◆ Exercise requirements
Begin the copy with the line that contains "Reproduce this chart with Plotly." and end it with the line that contains "W, H = 591, 788". Print these lines exactly and omit all pictures.

◆ Given entries
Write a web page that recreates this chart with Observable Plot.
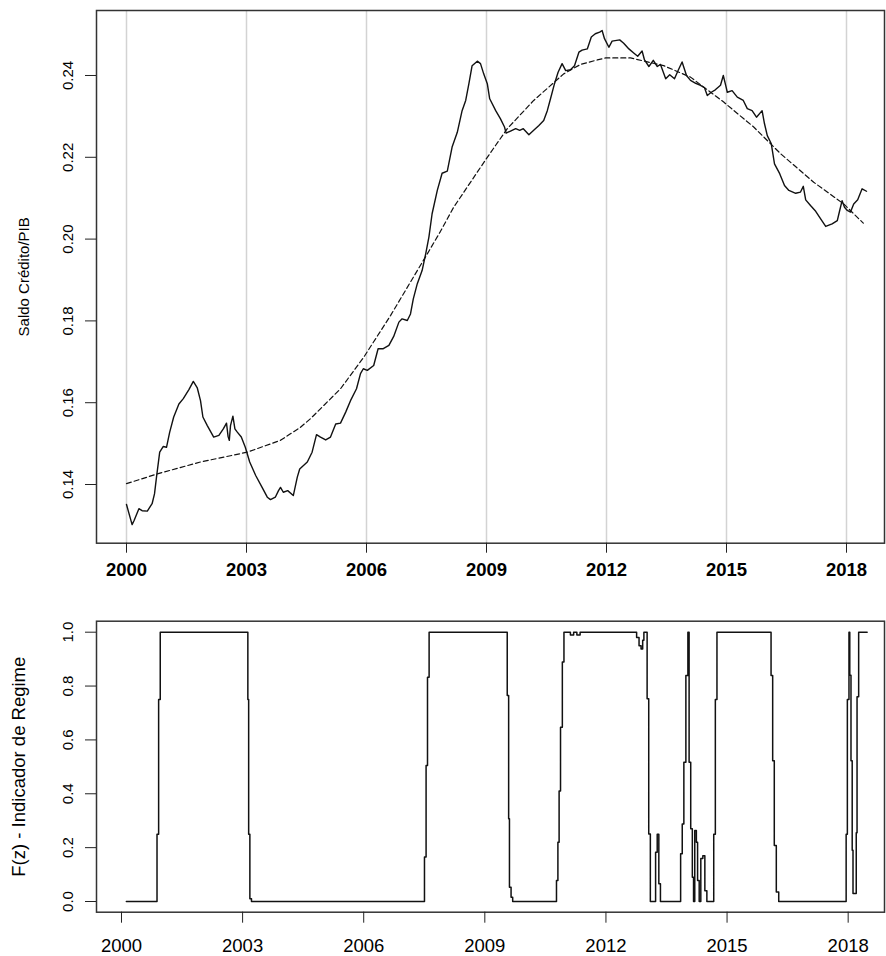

---

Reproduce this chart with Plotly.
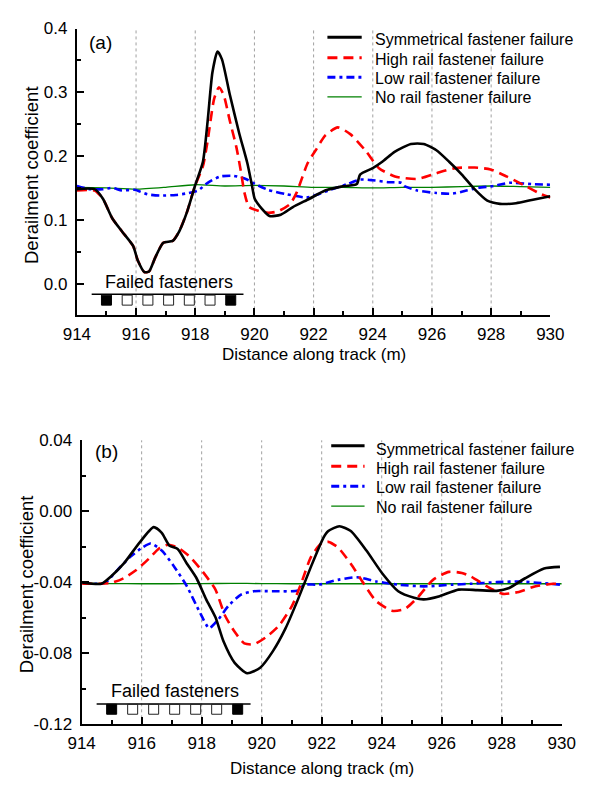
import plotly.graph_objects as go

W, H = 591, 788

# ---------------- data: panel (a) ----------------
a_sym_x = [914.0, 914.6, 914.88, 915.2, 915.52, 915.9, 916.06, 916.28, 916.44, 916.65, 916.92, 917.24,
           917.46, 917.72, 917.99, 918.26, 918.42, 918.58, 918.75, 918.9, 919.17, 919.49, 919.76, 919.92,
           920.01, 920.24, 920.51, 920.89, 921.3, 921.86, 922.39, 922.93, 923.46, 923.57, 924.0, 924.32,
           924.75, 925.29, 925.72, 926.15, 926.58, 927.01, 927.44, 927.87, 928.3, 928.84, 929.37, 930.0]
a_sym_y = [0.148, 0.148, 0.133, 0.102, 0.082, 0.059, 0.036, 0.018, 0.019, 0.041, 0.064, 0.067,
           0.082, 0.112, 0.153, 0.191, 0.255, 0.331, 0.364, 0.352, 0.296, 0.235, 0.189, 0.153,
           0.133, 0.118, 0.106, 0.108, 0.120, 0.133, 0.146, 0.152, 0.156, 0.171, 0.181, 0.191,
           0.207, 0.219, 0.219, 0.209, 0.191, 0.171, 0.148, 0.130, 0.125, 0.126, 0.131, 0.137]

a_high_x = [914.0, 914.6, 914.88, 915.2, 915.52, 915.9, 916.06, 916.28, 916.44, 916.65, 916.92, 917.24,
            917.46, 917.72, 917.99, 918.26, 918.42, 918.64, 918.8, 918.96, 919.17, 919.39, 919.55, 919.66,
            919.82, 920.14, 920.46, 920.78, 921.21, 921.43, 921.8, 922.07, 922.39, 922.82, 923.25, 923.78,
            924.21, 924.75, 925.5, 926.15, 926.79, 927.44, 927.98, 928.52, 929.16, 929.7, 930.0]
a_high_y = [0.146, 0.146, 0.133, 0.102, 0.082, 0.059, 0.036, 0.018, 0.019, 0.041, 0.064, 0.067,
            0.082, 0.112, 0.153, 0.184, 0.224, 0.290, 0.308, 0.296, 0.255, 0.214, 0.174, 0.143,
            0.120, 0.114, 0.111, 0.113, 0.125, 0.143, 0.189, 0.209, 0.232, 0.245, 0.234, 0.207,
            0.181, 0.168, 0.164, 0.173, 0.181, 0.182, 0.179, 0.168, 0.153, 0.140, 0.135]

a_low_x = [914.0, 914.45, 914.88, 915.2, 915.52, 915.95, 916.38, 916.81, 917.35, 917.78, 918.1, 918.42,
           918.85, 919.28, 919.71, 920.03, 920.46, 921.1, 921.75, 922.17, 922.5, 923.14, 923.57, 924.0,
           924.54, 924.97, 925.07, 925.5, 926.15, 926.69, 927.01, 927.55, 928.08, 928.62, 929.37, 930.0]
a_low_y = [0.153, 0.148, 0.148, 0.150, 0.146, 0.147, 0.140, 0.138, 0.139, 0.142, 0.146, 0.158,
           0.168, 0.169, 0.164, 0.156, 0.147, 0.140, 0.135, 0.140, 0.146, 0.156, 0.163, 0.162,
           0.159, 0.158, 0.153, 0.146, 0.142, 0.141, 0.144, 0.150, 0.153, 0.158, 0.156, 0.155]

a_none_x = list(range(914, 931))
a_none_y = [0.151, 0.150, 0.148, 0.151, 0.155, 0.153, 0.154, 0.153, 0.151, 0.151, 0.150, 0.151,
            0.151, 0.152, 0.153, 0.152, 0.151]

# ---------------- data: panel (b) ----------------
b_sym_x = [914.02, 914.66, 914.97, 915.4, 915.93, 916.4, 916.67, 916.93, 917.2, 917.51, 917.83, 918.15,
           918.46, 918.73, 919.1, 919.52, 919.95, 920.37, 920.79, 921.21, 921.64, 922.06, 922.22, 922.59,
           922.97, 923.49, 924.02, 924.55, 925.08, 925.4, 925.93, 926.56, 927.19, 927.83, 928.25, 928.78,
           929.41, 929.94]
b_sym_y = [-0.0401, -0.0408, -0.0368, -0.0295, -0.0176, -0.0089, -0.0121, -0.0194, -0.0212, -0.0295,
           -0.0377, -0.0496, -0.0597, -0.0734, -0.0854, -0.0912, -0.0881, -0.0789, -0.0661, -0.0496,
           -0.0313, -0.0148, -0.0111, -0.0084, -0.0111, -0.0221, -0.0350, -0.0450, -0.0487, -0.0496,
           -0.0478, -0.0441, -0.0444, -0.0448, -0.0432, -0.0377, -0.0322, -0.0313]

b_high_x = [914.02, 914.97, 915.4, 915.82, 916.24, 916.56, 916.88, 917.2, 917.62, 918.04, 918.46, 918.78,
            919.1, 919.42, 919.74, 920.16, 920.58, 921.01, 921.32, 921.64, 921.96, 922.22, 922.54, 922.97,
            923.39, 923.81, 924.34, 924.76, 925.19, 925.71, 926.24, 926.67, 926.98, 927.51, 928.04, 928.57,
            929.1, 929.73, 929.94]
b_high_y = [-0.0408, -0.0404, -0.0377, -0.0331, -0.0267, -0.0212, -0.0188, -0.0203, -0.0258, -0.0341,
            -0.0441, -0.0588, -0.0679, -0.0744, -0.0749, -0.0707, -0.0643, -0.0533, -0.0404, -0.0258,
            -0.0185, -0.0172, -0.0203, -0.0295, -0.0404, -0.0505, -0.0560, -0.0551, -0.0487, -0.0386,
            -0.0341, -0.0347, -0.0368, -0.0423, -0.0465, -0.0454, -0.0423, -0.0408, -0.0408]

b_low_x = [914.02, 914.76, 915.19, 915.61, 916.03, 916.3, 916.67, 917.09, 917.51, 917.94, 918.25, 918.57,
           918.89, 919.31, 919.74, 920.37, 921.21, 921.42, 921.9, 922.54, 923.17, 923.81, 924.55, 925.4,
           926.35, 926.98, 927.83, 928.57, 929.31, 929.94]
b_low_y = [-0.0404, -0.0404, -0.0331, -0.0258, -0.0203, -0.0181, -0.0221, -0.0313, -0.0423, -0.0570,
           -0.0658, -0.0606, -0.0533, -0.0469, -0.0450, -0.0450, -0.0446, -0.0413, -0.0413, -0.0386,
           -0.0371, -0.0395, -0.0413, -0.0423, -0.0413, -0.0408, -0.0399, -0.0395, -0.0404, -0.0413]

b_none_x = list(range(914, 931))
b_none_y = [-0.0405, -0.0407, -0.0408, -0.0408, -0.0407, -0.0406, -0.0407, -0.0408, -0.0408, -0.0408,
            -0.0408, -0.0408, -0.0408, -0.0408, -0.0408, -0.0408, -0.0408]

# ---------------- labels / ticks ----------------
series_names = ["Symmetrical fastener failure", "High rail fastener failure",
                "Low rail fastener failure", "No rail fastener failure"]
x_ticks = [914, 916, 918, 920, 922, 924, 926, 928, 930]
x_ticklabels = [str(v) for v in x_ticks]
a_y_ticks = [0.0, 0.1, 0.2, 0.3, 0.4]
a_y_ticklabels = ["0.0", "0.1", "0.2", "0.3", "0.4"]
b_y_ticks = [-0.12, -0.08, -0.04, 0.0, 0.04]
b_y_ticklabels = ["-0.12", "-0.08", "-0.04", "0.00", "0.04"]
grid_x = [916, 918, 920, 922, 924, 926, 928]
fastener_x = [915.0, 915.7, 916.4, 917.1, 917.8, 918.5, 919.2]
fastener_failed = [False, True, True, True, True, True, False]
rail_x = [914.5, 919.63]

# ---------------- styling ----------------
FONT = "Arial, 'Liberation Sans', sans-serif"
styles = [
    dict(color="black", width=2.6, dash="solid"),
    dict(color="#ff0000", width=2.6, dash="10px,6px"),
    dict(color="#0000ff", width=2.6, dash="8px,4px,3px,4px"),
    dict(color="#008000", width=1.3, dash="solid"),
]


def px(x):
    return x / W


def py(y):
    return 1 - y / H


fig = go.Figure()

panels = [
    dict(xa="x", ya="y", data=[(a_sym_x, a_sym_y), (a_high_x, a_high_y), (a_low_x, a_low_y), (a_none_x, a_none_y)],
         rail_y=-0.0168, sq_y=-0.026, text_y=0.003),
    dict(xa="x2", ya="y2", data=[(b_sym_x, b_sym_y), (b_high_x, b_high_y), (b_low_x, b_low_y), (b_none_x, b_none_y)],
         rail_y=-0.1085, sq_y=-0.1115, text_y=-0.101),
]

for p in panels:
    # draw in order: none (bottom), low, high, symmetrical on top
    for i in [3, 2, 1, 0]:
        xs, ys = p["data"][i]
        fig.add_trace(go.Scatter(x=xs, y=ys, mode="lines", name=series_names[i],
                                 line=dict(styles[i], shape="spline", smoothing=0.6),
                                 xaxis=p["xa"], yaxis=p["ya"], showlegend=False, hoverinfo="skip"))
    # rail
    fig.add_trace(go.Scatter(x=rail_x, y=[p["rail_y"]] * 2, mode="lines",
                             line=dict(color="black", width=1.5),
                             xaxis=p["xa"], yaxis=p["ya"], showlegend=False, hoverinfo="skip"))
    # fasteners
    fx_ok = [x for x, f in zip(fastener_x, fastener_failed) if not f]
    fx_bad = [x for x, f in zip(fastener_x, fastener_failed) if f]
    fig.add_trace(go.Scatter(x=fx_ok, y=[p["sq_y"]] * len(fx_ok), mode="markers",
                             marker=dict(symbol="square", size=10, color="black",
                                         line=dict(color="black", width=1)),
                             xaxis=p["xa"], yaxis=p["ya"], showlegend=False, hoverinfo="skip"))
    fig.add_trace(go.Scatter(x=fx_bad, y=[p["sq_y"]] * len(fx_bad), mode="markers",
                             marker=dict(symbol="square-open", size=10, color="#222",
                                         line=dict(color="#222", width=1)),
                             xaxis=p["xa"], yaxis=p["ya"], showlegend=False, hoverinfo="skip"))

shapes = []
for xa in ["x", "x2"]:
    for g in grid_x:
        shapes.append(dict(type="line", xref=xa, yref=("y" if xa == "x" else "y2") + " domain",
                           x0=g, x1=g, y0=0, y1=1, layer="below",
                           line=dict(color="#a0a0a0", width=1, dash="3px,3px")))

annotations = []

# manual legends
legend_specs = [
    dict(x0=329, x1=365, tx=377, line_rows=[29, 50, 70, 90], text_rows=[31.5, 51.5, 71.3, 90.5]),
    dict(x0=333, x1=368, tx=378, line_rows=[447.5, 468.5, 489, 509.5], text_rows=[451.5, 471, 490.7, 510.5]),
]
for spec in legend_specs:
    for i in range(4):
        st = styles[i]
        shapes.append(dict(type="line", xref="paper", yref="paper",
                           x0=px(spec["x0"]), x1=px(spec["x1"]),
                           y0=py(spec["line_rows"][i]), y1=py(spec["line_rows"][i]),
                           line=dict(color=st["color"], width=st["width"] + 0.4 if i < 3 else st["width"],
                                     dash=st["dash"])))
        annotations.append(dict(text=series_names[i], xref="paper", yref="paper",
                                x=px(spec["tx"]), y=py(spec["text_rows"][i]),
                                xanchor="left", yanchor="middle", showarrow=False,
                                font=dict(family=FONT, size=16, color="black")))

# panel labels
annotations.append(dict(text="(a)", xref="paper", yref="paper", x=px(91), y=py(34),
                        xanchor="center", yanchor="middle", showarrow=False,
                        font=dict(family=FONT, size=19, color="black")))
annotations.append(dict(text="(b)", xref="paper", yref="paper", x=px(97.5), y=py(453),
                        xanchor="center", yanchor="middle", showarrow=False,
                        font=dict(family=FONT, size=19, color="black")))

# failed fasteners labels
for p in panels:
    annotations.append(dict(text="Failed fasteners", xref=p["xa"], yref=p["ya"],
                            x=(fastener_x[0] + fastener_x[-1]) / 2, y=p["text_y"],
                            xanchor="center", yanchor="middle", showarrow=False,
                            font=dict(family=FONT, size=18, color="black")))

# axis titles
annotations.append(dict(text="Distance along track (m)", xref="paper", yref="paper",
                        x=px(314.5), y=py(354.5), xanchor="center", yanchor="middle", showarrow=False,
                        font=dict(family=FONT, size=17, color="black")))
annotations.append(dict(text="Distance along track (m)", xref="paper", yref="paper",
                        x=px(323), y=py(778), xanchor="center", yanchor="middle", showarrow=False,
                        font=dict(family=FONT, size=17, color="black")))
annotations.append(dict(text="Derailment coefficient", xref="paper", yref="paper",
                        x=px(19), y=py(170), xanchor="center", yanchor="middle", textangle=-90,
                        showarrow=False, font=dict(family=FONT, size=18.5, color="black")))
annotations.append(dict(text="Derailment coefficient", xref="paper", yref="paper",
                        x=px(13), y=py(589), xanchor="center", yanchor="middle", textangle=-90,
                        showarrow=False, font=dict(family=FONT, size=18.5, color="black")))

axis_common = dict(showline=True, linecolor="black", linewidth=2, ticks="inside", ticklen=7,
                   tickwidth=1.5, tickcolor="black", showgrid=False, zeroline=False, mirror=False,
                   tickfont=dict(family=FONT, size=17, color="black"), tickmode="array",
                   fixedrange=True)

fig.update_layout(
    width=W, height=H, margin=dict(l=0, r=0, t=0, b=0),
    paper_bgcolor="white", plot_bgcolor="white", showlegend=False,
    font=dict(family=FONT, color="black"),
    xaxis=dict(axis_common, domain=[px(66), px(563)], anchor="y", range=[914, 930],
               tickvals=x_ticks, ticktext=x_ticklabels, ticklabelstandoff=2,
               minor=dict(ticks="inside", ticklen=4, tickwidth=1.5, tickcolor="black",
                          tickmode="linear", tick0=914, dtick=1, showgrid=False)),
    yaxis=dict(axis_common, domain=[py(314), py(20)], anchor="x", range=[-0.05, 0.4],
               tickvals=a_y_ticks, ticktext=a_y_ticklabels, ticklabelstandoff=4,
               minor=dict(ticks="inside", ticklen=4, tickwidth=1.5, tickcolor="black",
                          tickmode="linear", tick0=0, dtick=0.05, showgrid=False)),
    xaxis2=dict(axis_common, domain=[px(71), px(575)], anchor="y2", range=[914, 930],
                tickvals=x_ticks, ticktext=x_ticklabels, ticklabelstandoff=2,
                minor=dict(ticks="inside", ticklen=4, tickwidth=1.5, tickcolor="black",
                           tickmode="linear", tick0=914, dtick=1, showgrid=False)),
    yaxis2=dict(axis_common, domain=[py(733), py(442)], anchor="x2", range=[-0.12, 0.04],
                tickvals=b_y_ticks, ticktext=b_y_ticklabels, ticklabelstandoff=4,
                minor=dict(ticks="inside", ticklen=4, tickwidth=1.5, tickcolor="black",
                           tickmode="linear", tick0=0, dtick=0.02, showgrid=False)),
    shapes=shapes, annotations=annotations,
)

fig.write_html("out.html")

...

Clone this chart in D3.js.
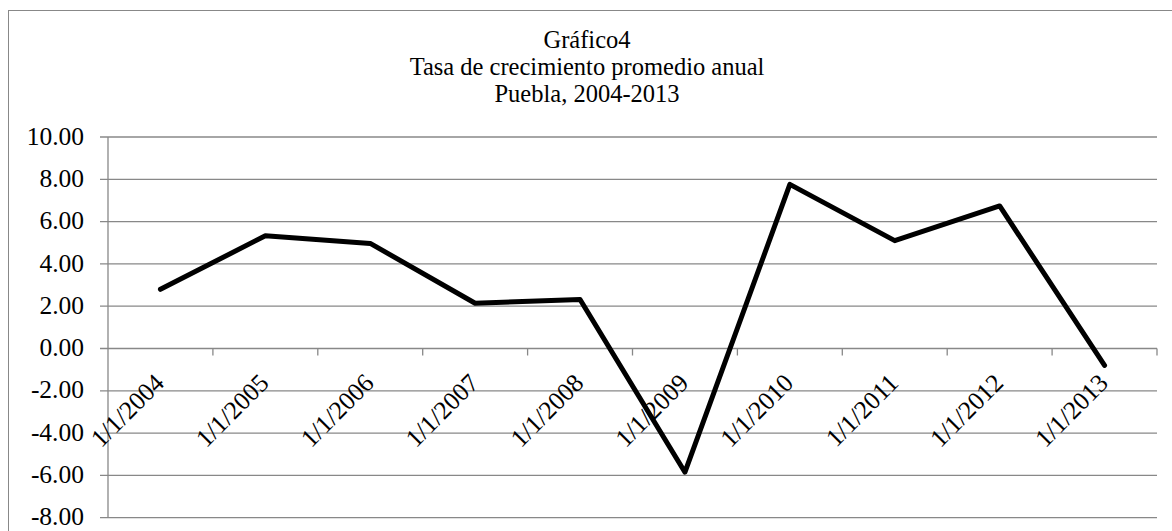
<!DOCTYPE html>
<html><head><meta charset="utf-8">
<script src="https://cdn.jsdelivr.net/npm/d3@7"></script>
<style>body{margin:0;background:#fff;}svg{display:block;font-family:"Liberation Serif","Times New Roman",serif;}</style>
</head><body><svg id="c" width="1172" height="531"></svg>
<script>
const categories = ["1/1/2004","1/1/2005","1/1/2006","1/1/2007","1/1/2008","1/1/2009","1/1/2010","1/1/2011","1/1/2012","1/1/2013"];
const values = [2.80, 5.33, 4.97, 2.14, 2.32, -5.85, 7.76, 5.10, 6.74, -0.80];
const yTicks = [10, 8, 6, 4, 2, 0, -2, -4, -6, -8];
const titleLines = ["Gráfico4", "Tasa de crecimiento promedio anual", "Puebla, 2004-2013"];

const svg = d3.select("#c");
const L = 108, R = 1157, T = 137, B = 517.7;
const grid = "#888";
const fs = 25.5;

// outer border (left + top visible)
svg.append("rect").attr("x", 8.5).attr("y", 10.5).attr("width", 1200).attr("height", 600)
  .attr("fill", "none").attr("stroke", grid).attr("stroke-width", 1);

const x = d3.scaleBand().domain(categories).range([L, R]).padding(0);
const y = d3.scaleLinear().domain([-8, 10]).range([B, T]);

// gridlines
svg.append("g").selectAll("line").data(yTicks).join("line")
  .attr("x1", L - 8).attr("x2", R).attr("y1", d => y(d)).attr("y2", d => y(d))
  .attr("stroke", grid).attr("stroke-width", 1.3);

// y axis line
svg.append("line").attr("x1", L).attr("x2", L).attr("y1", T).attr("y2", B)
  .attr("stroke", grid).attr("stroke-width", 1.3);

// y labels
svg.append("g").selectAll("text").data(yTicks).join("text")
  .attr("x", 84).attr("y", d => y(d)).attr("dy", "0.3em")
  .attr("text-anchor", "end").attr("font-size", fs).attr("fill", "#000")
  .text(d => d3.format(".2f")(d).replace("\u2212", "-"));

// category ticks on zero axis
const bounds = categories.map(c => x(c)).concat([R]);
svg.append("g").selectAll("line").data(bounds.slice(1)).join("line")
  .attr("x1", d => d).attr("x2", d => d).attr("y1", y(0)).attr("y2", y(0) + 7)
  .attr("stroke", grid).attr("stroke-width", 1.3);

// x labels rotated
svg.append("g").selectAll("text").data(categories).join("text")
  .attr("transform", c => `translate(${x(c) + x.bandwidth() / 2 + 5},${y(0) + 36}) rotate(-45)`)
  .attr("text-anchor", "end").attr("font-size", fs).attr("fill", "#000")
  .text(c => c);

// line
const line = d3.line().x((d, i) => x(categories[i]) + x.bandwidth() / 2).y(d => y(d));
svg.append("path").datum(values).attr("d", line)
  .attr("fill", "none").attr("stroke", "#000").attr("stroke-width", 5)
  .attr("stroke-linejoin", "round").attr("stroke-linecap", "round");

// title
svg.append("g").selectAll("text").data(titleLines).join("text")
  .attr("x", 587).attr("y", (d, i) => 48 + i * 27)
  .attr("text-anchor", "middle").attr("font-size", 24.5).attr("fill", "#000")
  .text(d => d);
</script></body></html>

◆ Solution for this exercise
Reproduce this chart with Plotly.
import plotly.graph_objects as go

W, H = 591, 788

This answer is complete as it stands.